▸ RECORDS FOR PROCESSING

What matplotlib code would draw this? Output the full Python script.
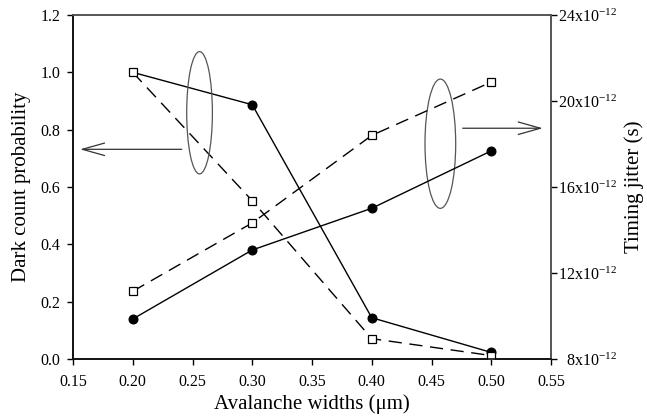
import matplotlib
matplotlib.use('Agg')
import matplotlib.pyplot as plt
from matplotlib.patches import Ellipse
from matplotlib.ticker import FuncFormatter

plt.rcParams['font.family'] = ['Liberation Serif', 'DejaVu Serif']
plt.rcParams['mathtext.fontset'] = 'custom'
plt.rcParams['mathtext.rm'] = 'Liberation Serif'
plt.rcParams['mathtext.it'] = 'Liberation Serif:italic'

# ---- data ----
widths = [0.20, 0.30, 0.40, 0.50]
dark_circle = [1.0, 0.887, 0.144, 0.023]
dark_square = [1.0, 0.552, 0.071, 0.012]
jitter_circle = [9.86e-12, 13.07e-12, 15.01e-12, 17.68e-12]
jitter_square = [11.15e-12, 14.33e-12, 18.40e-12, 20.88e-12]

x_ticks = [0.15, 0.20, 0.25, 0.30, 0.35, 0.40, 0.45, 0.50, 0.55]
left_ticks = [0.0, 0.2, 0.4, 0.6, 0.8, 1.0, 1.2]
right_ticks = [8e-12, 12e-12, 16e-12, 20e-12, 24e-12]

x_label = 'Avalanche widths (\u03bcm)'
left_label = 'Dark count probability'
right_label = 'Timing jitter (s)'

# ---- figure ----
W, H = 647, 419
fig = plt.figure(figsize=(W / 100, H / 100), dpi=100)
ax = fig.add_axes([73 / W, 60 / H, 478 / W, 344 / H])
ax2 = ax.twinx()

lw = 1.0
dash = (9.5, 5.5)
circ = dict(marker='o', markersize=6.2, markerfacecolor='black', markeredgecolor='black')
sq = dict(marker='s', markersize=5.2, markerfacecolor='white', markeredgecolor='black',
          markeredgewidth=0.9)

# dark count (left axis)
ax.plot(widths, dark_circle, color='black', lw=lw, markevery=[1, 2, 3], zorder=3, **circ)
ax.plot(widths, dark_square, color='black', lw=lw, dashes=dash, zorder=4, **sq)

# jitter (right axis)
ax2.plot(widths, jitter_circle, color='black', lw=lw, zorder=3, **circ)
ax2.plot(widths, jitter_square, color='black', lw=lw, dashes=dash, zorder=4, **sq)

ax.set_xlim(x_ticks[0], x_ticks[-1])
ax.set_ylim(left_ticks[0], left_ticks[-1])
ax2.set_ylim(right_ticks[0], right_ticks[-1])
ax.set_xticks(x_ticks)
ax.set_yticks(left_ticks)
ax2.set_yticks(right_ticks)
ax.xaxis.set_major_formatter(FuncFormatter(lambda v, p: f'{v:.2f}'))
ax.yaxis.set_major_formatter(FuncFormatter(lambda v, p: f'{v:.1f}'))
ax2.yaxis.set_major_formatter(
    FuncFormatter(lambda v, p: r'$\mathregular{%dx10^{-12}}$' % round(v / 1e-12)))

for a in (ax, ax2):
    a.tick_params(direction='out', length=4, width=1.0, labelsize=11.5, colors='black')
ax.tick_params(axis='x', pad=7)
ax.tick_params(axis='y', pad=5)
ax2.tick_params(axis='y', pad=43.5)
for t in ax2.get_yticklabels():
    t.set_horizontalalignment('right')

for a in (ax, ax2):
    a.spines['left'].set_color('#111111')
    a.spines['bottom'].set_color('#111111')
    a.spines['top'].set_color('#555555')
    a.spines['right'].set_color('#555555')
    for s in a.spines.values():
        s.set_linewidth(1.2)

ax.set_xlabel(x_label, fontsize=15, labelpad=3)
ax.set_ylabel(left_label, fontsize=15, labelpad=7)
ax2.set_ylabel(right_label, fontsize=15, labelpad=5)

# annotations: ellipses and arrows
ax.add_patch(Ellipse((0.2559, 0.859), 0.0215, 0.4266, fill=False, ec='#555555', lw=0.9, zorder=5))
ax.add_patch(Ellipse((0.4574, 0.751), 0.0257, 0.451, fill=False, ec='#555555', lw=0.9, zorder=5))
arrow = dict(arrowstyle='->,head_length=1.6,head_width=0.45', lw=0.9, color='#333333',
             shrinkA=0, shrinkB=0, mutation_scale=10)
ax.annotate('', xy=(0.1559, 0.7315), xytext=(0.241, 0.7315), arrowprops=arrow)
ax.annotate('', xy=(0.5431, 0.805), xytext=(0.4761, 0.805), arrowprops=arrow)

fig.savefig('out.png', dpi=100)
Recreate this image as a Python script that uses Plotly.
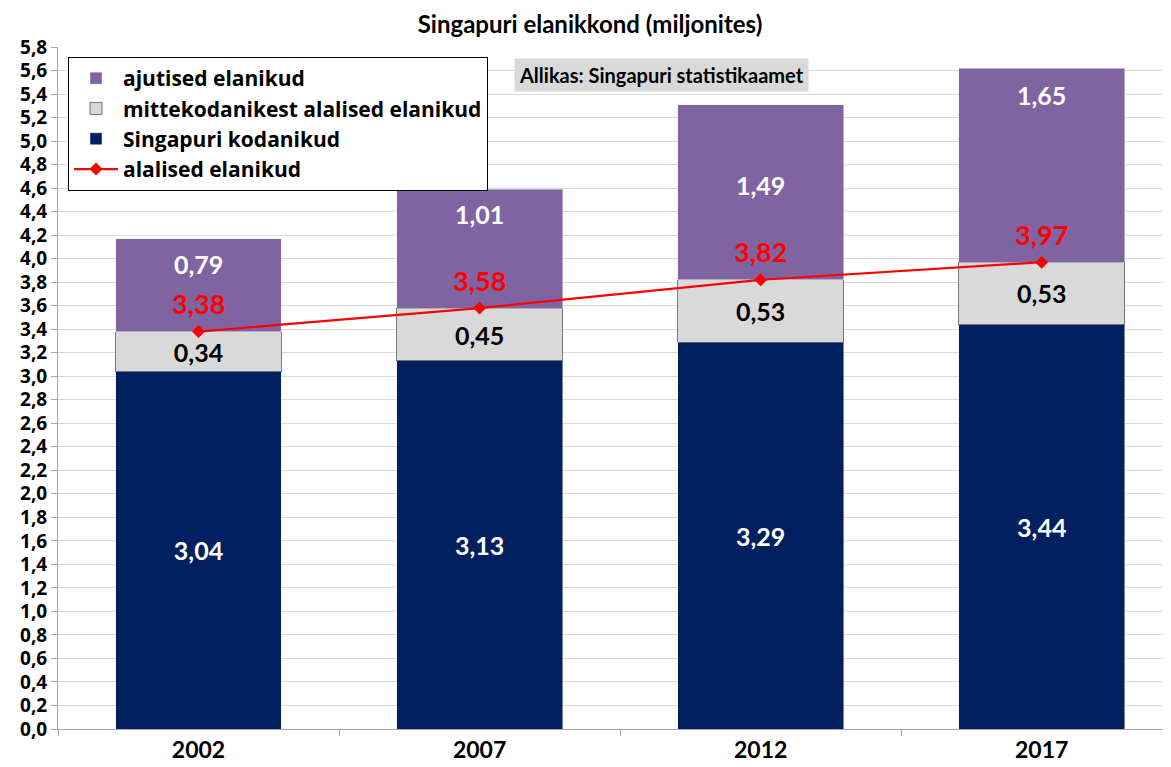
import plotly.graph_objects as go

years = ["2002", "2007", "2012", "2017"]
citizens = [3.04, 3.13, 3.29, 3.44]
pr_noncitizens = [0.34, 0.45, 0.53, 0.53]
temporary = [0.79, 1.01, 1.49, 1.65]
residents = [3.38, 3.58, 3.82, 3.97]
y_ticks = [i / 10 for i in range(0, 59, 2)]

# label placement (style): fraction of purple segment, pixel shift of red labels
temp_label_frac = [0.73, 0.79, 0.54, 0.86]
res_label_shift = 28

FONT = "Lato"
OFF = 8  # page body margin
# plot area in screenshot pixels
L, R, T, B = 58, 1171, 47, 729
W, H = 1171, 767


def px(x):
    return (x - L) / (R - L)


def py(y):
    return (B - y) / (B - T)


def fmt(v):
    return f"{v:.2f}".replace(".", ",")


fig = go.Figure()
fig.add_trace(go.Bar(
    x=years, y=citizens, name="Singapuri kodanikud", marker_color="#002060",
    text=[fmt(v) for v in citizens], textposition="inside", insidetextanchor="middle",
    textfont=dict(color="white", size=25, family=FONT, weight="bold"),
    legendrank=3, width=0.59))
fig.add_trace(go.Bar(
    x=years, y=pr_noncitizens, name="mittekodanikest alalised elanikud",
    marker=dict(color="#D9D9D9", line=dict(color="#595959", width=0.8)),
    text=[fmt(v) for v in pr_noncitizens], textposition="inside", insidetextanchor="middle",
    textfont=dict(color="black", size=25, family=FONT, weight="bold"),
    legendrank=2, width=0.59))
fig.add_trace(go.Bar(
    x=years, y=temporary, name="ajutised elanikud", marker_color="#8064A2",
    legendrank=1, width=0.59))
fig.add_trace(go.Scatter(
    x=years, y=residents, name="alalised elanikud", mode="lines+markers",
    line=dict(color="#FF0000", width=2.2),
    marker=dict(symbol="diamond", size=10, color="#FF0000"),
    legendrank=4))

annotations = []
for i, yr in enumerate(years):
    annotations.append(dict(
        x=i, y=residents[i] + temporary[i] * temp_label_frac[i], text=fmt(temporary[i]),
        showarrow=False, font=dict(color="white", size=25, family=FONT, weight="bold")))
    annotations.append(dict(
        x=i, y=residents[i], yshift=res_label_shift, text=fmt(residents[i]),
        showarrow=False, font=dict(color="#FF0000", size=27, family=FONT, weight="bold")))

annotations.append(dict(
    xref="paper", yref="paper", x=px(514), y=py(58),
    xanchor="left", yanchor="top", showarrow=False,
    text="Allikas: Singapuri statistikaamet", bgcolor="#D9D9D9",
    borderpad=4, font=dict(color="black", size=20, family=FONT, weight="bold")))

fig.update_layout(
    width=W, height=H,
    margin=dict(l=L - OFF, r=W + OFF - R, t=T - OFF, b=H + OFF - B),
    paper_bgcolor="white", plot_bgcolor="white",
    barmode="stack", separators=", ",
    title=dict(text="Singapuri elanikkond (miljonites)", x=(590 - OFF) / W, xanchor="center",
               y=1 - (25 - OFF) / H, yanchor="middle",
               font=dict(size=24, family=FONT, color="black", weight="bold")),
    showlegend=True,
    legend=dict(x=px(68), y=py(57), xanchor="left", yanchor="top",
                bgcolor="white", bordercolor="black", borderwidth=1,
                traceorder="normal", itemwidth=44, tracegroupgap=0,
                font=dict(size=21, family="Open Sans", color="black", weight="bold")),
    annotations=annotations,
    shapes=[dict(type="rect", xref="paper", yref="paper",
                 x0=px(7), x1=1.02, y0=-0.2, y1=py(4),
                 line=dict(color="#A6A6A6", width=1), layer="below")],
)
fig.update_xaxes(
    range=[-0.5, 3.46], type="category", showline=True, linecolor="#A6A6A6",
    ticks="outside", tickson="boundaries", ticklen=6, tickcolor="#A6A6A6",
    showgrid=False,
    tickfont=dict(size=23, family=FONT, color="black", weight="bold"))
fig.update_yaxes(
    range=[0, 5.8], tickvals=y_ticks, tickformat=".1f",
    showline=True, linecolor="#A6A6A6", ticks="outside", ticklen=6, tickcolor="#A6A6A6",
    showgrid=True, gridcolor="#D9D9D9", gridwidth=1, zeroline=False,
    tickfont=dict(size=19, family="Open Sans", color="black", weight="bold"))

fig.write_html("out.html")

▸ WHAT IS BEING ASKED
Leave the pictures out and copy exactly the lines from the one with "Recreate this image" through the one with "return (B - y) / (B - T)", nothing more.

▸ SOLUTION TO THE PROBLEM
Recreate this image as a Python script that uses Plotly.
import plotly.graph_objects as go

years = ["2002", "2007", "2012", "2017"]
citizens = [3.04, 3.13, 3.29, 3.44]
pr_noncitizens = [0.34, 0.45, 0.53, 0.53]
temporary = [0.79, 1.01, 1.49, 1.65]
residents = [3.38, 3.58, 3.82, 3.97]
y_ticks = [i / 10 for i in range(0, 59, 2)]

# label placement (style): fraction of purple segment, pixel shift of red labels
temp_label_frac = [0.73, 0.79, 0.54, 0.86]
res_label_shift = 28

FONT = "Lato"
OFF = 8  # page body margin
# plot area in screenshot pixels
L, R, T, B = 58, 1171, 47, 729
W, H = 1171, 767


def px(x):
    return (x - L) / (R - L)


def py(y):
    return (B - y) / (B - T)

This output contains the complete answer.